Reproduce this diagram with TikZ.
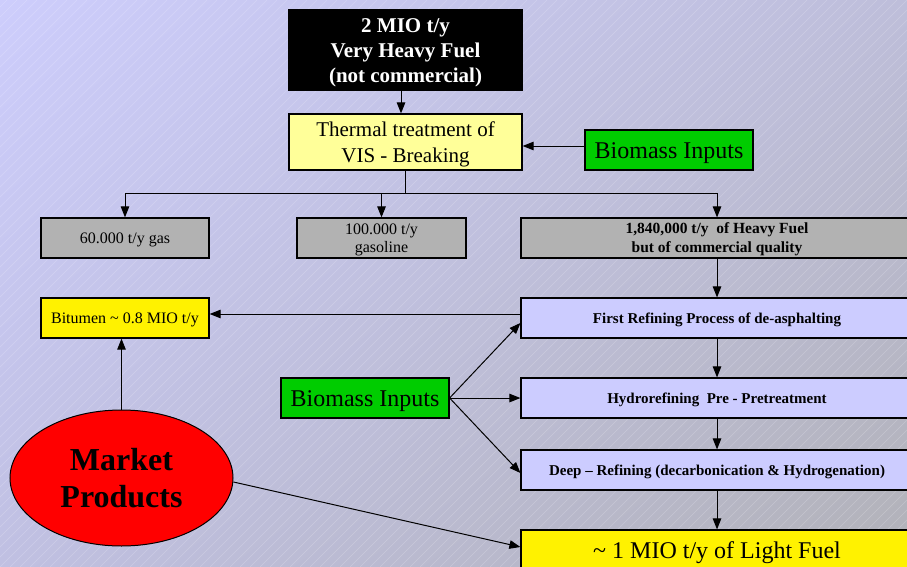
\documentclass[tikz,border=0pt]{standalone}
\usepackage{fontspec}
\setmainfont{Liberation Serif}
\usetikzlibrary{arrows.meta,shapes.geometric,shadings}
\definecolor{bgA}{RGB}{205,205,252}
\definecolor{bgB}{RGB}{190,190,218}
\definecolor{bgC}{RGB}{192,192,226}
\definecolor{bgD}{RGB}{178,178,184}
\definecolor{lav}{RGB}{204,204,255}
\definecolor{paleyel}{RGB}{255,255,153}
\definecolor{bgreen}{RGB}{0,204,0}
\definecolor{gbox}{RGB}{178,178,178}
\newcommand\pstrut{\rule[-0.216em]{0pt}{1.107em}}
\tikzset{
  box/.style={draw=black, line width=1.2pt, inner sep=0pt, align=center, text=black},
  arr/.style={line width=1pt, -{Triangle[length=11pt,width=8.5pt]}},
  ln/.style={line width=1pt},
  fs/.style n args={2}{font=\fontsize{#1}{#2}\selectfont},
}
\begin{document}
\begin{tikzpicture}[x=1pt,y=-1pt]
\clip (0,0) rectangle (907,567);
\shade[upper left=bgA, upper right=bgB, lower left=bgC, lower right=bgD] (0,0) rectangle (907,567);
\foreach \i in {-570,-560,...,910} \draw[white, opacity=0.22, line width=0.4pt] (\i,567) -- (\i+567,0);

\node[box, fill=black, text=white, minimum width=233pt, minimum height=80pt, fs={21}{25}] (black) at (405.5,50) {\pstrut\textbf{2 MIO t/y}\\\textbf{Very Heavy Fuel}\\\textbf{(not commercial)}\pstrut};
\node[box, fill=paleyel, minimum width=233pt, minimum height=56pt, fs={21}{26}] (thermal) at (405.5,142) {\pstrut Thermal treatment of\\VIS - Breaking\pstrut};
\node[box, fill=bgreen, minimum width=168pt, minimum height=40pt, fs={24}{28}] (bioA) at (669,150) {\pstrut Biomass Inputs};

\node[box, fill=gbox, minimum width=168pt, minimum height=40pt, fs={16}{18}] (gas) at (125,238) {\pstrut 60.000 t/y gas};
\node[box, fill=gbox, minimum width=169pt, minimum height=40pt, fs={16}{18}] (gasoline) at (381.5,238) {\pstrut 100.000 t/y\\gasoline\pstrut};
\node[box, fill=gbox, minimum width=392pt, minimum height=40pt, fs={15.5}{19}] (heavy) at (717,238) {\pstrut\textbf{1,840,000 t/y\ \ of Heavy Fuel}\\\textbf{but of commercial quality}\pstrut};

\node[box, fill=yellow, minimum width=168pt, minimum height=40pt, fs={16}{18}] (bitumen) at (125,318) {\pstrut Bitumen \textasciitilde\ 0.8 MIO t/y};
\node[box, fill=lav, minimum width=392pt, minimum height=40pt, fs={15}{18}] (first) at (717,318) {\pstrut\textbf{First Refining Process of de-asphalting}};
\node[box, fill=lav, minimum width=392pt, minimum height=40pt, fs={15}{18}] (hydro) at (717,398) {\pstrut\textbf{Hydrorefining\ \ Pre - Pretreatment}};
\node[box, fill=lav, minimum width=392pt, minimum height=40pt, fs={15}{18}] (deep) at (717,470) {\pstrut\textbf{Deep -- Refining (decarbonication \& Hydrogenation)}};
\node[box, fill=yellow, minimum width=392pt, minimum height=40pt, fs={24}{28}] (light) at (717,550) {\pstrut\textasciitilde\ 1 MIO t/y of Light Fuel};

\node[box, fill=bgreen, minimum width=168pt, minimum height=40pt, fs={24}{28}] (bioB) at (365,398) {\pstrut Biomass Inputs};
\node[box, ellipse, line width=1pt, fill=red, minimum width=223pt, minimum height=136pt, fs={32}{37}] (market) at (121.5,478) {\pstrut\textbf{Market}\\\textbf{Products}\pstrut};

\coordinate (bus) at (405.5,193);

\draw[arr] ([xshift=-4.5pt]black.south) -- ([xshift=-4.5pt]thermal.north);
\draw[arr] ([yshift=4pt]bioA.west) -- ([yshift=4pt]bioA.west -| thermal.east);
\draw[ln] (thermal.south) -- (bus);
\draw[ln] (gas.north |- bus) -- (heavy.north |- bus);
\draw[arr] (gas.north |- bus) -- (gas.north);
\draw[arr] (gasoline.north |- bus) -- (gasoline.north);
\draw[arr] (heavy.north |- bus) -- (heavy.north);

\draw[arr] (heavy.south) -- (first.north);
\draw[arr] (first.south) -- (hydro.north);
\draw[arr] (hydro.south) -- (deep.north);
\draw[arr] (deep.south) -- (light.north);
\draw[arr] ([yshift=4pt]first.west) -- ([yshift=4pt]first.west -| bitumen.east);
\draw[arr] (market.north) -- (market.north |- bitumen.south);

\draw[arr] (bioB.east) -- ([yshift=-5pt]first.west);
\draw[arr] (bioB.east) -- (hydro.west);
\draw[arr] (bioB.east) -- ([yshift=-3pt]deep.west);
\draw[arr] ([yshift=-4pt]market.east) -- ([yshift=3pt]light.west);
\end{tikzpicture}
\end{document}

========================

__OBJECTIVE__.
The listing above must be printed again exactly, minus its pictures.

__THE ANSWER__.
Reproduce this diagram with TikZ.
\documentclass[tikz,border=0pt]{standalone}
\usepackage{fontspec}
\setmainfont{Liberation Serif}
\usetikzlibrary{arrows.meta,shapes.geometric,shadings}
\definecolor{bgA}{RGB}{205,205,252}
\definecolor{bgB}{RGB}{190,190,218}
\definecolor{bgC}{RGB}{192,192,226}
\definecolor{bgD}{RGB}{178,178,184}
\definecolor{lav}{RGB}{204,204,255}
\definecolor{paleyel}{RGB}{255,255,153}
\definecolor{bgreen}{RGB}{0,204,0}
\definecolor{gbox}{RGB}{178,178,178}
\newcommand\pstrut{\rule[-0.216em]{0pt}{1.107em}}
\tikzset{
  box/.style={draw=black, line width=1.2pt, inner sep=0pt, align=center, text=black},
  arr/.style={line width=1pt, -{Triangle[length=11pt,width=8.5pt]}},
  ln/.style={line width=1pt},
  fs/.style n args={2}{font=\fontsize{#1}{#2}\selectfont},
}
\begin{document}
\begin{tikzpicture}[x=1pt,y=-1pt]
\clip (0,0) rectangle (907,567);
\shade[upper left=bgA, upper right=bgB, lower left=bgC, lower right=bgD] (0,0) rectangle (907,567);
\foreach \i in {-570,-560,...,910} \draw[white, opacity=0.22, line width=0.4pt] (\i,567) -- (\i+567,0);

\node[box, fill=black, text=white, minimum width=233pt, minimum height=80pt, fs={21}{25}] (black) at (405.5,50) {\pstrut\textbf{2 MIO t/y}\\\textbf{Very Heavy Fuel}\\\textbf{(not commercial)}\pstrut};
\node[box, fill=paleyel, minimum width=233pt, minimum height=56pt, fs={21}{26}] (thermal) at (405.5,142) {\pstrut Thermal treatment of\\VIS - Breaking\pstrut};
\node[box, fill=bgreen, minimum width=168pt, minimum height=40pt, fs={24}{28}] (bioA) at (669,150) {\pstrut Biomass Inputs};

\node[box, fill=gbox, minimum width=168pt, minimum height=40pt, fs={16}{18}] (gas) at (125,238) {\pstrut 60.000 t/y gas};
\node[box, fill=gbox, minimum width=169pt, minimum height=40pt, fs={16}{18}] (gasoline) at (381.5,238) {\pstrut 100.000 t/y\\gasoline\pstrut};
\node[box, fill=gbox, minimum width=392pt, minimum height=40pt, fs={15.5}{19}] (heavy) at (717,238) {\pstrut\textbf{1,840,000 t/y\ \ of Heavy Fuel}\\\textbf{but of commercial quality}\pstrut};

\node[box, fill=yellow, minimum width=168pt, minimum height=40pt, fs={16}{18}] (bitumen) at (125,318) {\pstrut Bitumen \textasciitilde\ 0.8 MIO t/y};
\node[box, fill=lav, minimum width=392pt, minimum height=40pt, fs={15}{18}] (first) at (717,318) {\pstrut\textbf{First Refining Process of de-asphalting}};
\node[box, fill=lav, minimum width=392pt, minimum height=40pt, fs={15}{18}] (hydro) at (717,398) {\pstrut\textbf{Hydrorefining\ \ Pre - Pretreatment}};
\node[box, fill=lav, minimum width=392pt, minimum height=40pt, fs={15}{18}] (deep) at (717,470) {\pstrut\textbf{Deep -- Refining (decarbonication \& Hydrogenation)}};
\node[box, fill=yellow, minimum width=392pt, minimum height=40pt, fs={24}{28}] (light) at (717,550) {\pstrut\textasciitilde\ 1 MIO t/y of Light Fuel};

\node[box, fill=bgreen, minimum width=168pt, minimum height=40pt, fs={24}{28}] (bioB) at (365,398) {\pstrut Biomass Inputs};
\node[box, ellipse, line width=1pt, fill=red, minimum width=223pt, minimum height=136pt, fs={32}{37}] (market) at (121.5,478) {\pstrut\textbf{Market}\\\textbf{Products}\pstrut};

\coordinate (bus) at (405.5,193);

\draw[arr] ([xshift=-4.5pt]black.south) -- ([xshift=-4.5pt]thermal.north);
\draw[arr] ([yshift=4pt]bioA.west) -- ([yshift=4pt]bioA.west -| thermal.east);
\draw[ln] (thermal.south) -- (bus);
\draw[ln] (gas.north |- bus) -- (heavy.north |- bus);
\draw[arr] (gas.north |- bus) -- (gas.north);
\draw[arr] (gasoline.north |- bus) -- (gasoline.north);
\draw[arr] (heavy.north |- bus) -- (heavy.north);

\draw[arr] (heavy.south) -- (first.north);
\draw[arr] (first.south) -- (hydro.north);
\draw[arr] (hydro.south) -- (deep.north);
\draw[arr] (deep.south) -- (light.north);
\draw[arr] ([yshift=4pt]first.west) -- ([yshift=4pt]first.west -| bitumen.east);
\draw[arr] (market.north) -- (market.north |- bitumen.south);

\draw[arr] (bioB.east) -- ([yshift=-5pt]first.west);
\draw[arr] (bioB.east) -- (hydro.west);
\draw[arr] (bioB.east) -- ([yshift=-3pt]deep.west);
\draw[arr] ([yshift=-4pt]market.east) -- ([yshift=3pt]light.west);
\end{tikzpicture}
\end{document}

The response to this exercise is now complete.